While data may help build a picture of an area of science, scientific progress requires relationships.
During this period, the Sun’s activity, such as solar flares and sunspots, peaks in the 11-year solar cycle. 2007 was also the 50th anniversary of the International Geophysical Year, which triggered an accelerated study of geospace – the region of space surrounding Earth influenced by solar wind and Earth’s magnetic field – and helped trigger the space age. However, the importance of the heliosphere extends beyond scientific enquiry.
Friend and foe
Our nearby star controls a significant extent of space around Earth and is both a friend and foe. It provides light and heat, without which there would be no life, but it can just as easily seriously disrupt humanity on Earth. So much of our everyday life relies on information and connectivity, which depends on a healthy balance within the various layers of geospace, especially the ionosphere-thermosphere – where most satellites are – and the magnetosphere.
Solar wind – a continuous stream of charged particles from the Sun – causes dynamic interactions and disturbances within these layers. Understanding these was one of the priorities of IHY 2007, and a significant responsibility fell onto the United Nations Office for Outer Space Affairs (UNOOSA), an office within the UN that coordinates and facilitates international cooperation in the peaceful use and exploration of outer space.
Part of its mandate involves promoting basic space science capabilities and knowledge in developing countries through workshops coordinated by the United Nations Basic Space Science Initiative (UNBSSI).
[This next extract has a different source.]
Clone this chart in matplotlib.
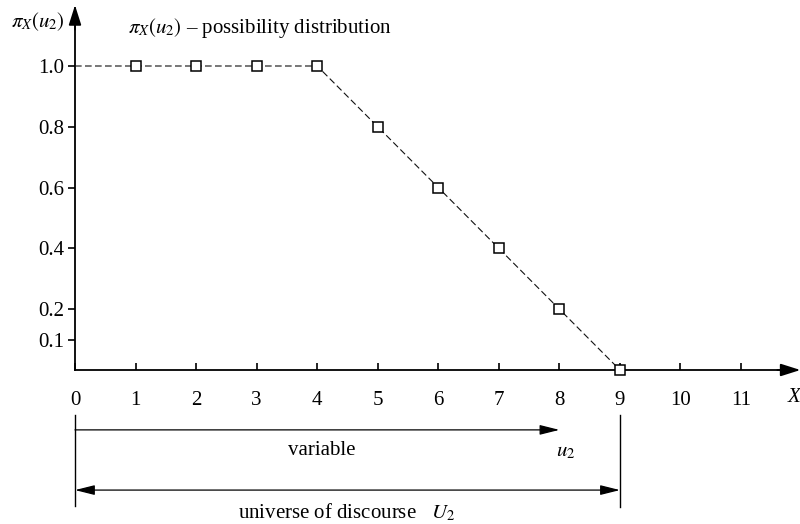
import matplotlib
matplotlib.use("Agg")
import matplotlib.pyplot as plt

plt.rcParams['font.family'] = ['Liberation Serif', 'DejaVu Serif']
plt.rcParams['mathtext.fontset'] = 'stix'

# possibility distribution pi_X(u2) over the universe U2
u = [0, 1, 2, 3, 4, 5, 6, 7, 8, 9]
pi = [1.0, 1.0, 1.0, 1.0, 1.0, 0.8, 0.6, 0.4, 0.2, 0.0]
x_ticks = [0, 1, 2, 3, 4, 5, 6, 7, 8, 9, 10, 11]
y_ticks = [0.1, 0.2, 0.4, 0.6, 0.8, 1.0]
y_tick_labels = ['0.1', '0.2', '0.4', '0.6', '0.8', '1.0']
u2_end = 8
U2_end = 9

fs = 15

fig = plt.figure(figsize=(8, 5.24), dpi=100)
ax = fig.add_axes([0, 0, 1, 1])
ax.set_xlim(-75 / 60.55, 725 / 60.55)
ax.set_ylim(-154 / 304, 370 / 304)
ax.patch.set_visible(False)

for side in ['top', 'right']:
    ax.spines[side].set_visible(False)
ax.spines['left'].set_position(('data', 0))
ax.spines['bottom'].set_position(('data', 0))
ax.spines['left'].set_bounds(0, 1.19)
ax.spines['bottom'].set_bounds(0, 11.8)
ax.spines['left'].set_linewidth(1.3)
ax.spines['bottom'].set_linewidth(1.3)

# axis arrowheads
ax.annotate('', xy=(11.98, 0), xytext=(11.6, 0),
            arrowprops=dict(arrowstyle='-|>,head_length=1.2,head_width=0.38',
                            color='black', lw=1.3, shrinkA=0, shrinkB=0))
ax.annotate('', xy=(0, 1.20), xytext=(0, 1.12),
            arrowprops=dict(arrowstyle='-|>,head_length=1.2,head_width=0.38',
                            color='black', lw=1.3, shrinkA=0, shrinkB=0))

ax.set_xticks(x_ticks)
ax.set_xticklabels([str(t) for t in x_ticks])
ax.set_yticks(y_ticks)
ax.set_yticklabels(y_tick_labels)
ax.tick_params(axis='x', direction='in', length=5, width=1.2, pad=15, labelsize=fs)
ax.tick_params(axis='y', direction='out', length=5, width=1.2, pad=3, labelsize=fs)

ax.plot(u, pi, color='#111111', lw=0.8, ls=(0, (6, 3)), marker='s', markersize=7.5,
        markerfacecolor='white', markeredgecolor='black', markeredgewidth=1.1,
        markevery=slice(1, None), clip_on=False, zorder=5)

ax.text(0.875, 1.125, r'$\pi_X(u_2)$ – possibility distribution', fontsize=fs,
        ha='left', va='center')
ax.text(-0.17, 1.145, r'$\pi_X(u_2)$', fontsize=fs, ha='right', va='center')
ax.text(11.98, -0.09, 'X', fontsize=fs, style='italic', ha='right', va='center')

# variable and universe of discourse
y_var = -0.197
y_uni = -0.395
ax.plot([0, 0], [-0.148, -0.447], color='black', lw=1.0)
ax.plot([U2_end, U2_end], [-0.148, -0.450], color='black', lw=1.0)
ax.annotate('', xy=(u2_end, y_var), xytext=(0, y_var),
            arrowprops=dict(arrowstyle='-|>,head_length=1.2,head_width=0.3',
                            color='black', lw=0.9, shrinkA=0, shrinkB=0))
ax.annotate('', xy=(U2_end, y_uni), xytext=(0, y_uni),
            arrowprops=dict(arrowstyle='<|-|>,head_length=1.2,head_width=0.3',
                            color='black', lw=0.9, shrinkA=0, shrinkB=0))
ax.text(4.08, -0.266, 'variable', fontsize=fs, ha='center', va='center')
ax.text(8.1, -0.268, r'$u_2$', fontsize=fs, ha='center', va='center')
ax.text(4.49, -0.468, r'universe of discourse   $U_2$', fontsize=fs, ha='center', va='center')

fig.savefig('out.png', dpi=100)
While instruments in space are vital for monitoring the effects of solar wind, the complete picture requires a wide array of instrumentation on Earth. Notably, such instrumentation needn’t be high cost; their diversity and spread make them effective. The UNOOSA IHY workshops helped develop partnerships between countries, organisations, and equipment manufacturers to encourage the rollout of arrays of small instruments such as magnetometers, radio antennas, GPS receivers, all-sky cameras, and particle detectors worldwide – especially across developing countries – to provide global measurements of heliospheric phenomena. However, while data may help build a picture of an area of science, scientific progress requires relationships.
Building long-term relationships
One of the most significant developments to emerge from IHY 2007 was from workshops arranged by the UNBSSI. The initiative has a three-part framework: instrumentation, observation, and education. Applied to the IHY 2007 workshops, this took the form of science teams to coordinate study programmes using instruments in an array. Collaboration was a key priority of these workshops, specifically between research scientists in what UNBSSI considered scientifically interesting geographic locations – developing countries that could host equipment arrays – and researchers in countries with expertise in building such scientific instrumentation. A case in point was a North African AWESOME (Atmospheric Weather Electromagnetic System for Observation, Modelling, and Education) VLF (very low frequency) receiver array delivered to the University of Tunis in Tunisia in October 2005 in collaboration with Stanford University in the United States. Through similar collaborations, research organisations in Algeria and Morocco received AWESOME instruments the following year in preparation for IHY 2007.
The IHY/UNBSSI instrumentation projects may have been designed to help measure and map heliophysical anomalies, but they had a longer-term vision. For this, they were guided by core principles. Firstly, the projects should produce significant and publishable results. Secondly, by making developing countries host nations, the projects would boost scientific research in those nations. Thirdly, the costs and technical requirements should be compatible with available resources; this ensured the sustainability of the projects. Fourthly, students should be involved as much as possible – education is a UNBSSI priority. Finally, the projects should lead to a beneficial long-term relationship for participants in developing nations.
Through such joint projects, scientists from diverse countries could participate in instrument operation, data collection, analysis, and publication of scientific results to build a clearer and arguably more accurate picture of solar-terrestrial relations, specifically of the global ionosphere and its linkage to the near-Earth space environment.
While science enjoys pockets of such collaboration, they can be temporary. However, in the case of the UNBSSI IHY workshops, the scale, geographic reach, and focus of the themed collaboration created long-term networks of study cooperation, especially between research organisations in developed and developing nations, that exist to this day. Through UNBSSI, IHY 2007 punched above its weight.
Heliophysics is a critical area of study; so much life relies on understanding the impacts of the Sun on our planet.
A long-term shot in the arm
IHY 2007 was a shot in the arm for science – a rare opportunity to bring together scientists, researchers, and experts from around the world to share knowledge, exchange ideas, and collaborate on a field of scientific study. For UNOOSA and UNBSSI, there was a broader purpose. The IHY 2007 workshops may have played a critical role in furthering our understanding of heliophysics and space weather research, but the impacts have reached beyond the years immediately around it. The workshops laid the groundwork for growing the reach of scientific study.
Research into our natural world should not be reserved. This is as true for research’s appetite as for its scope. Heliophysics is a critical area of study; so much life relies on understanding the impacts of the Sun on our planet. This is why IHY 2007 was such an essential event in science. But what we know should not be the reserve of the few. Hence, we should also recognise the role UNOOSA and UNBSSI played in ensuring the global reach of the research and sharing what it learned.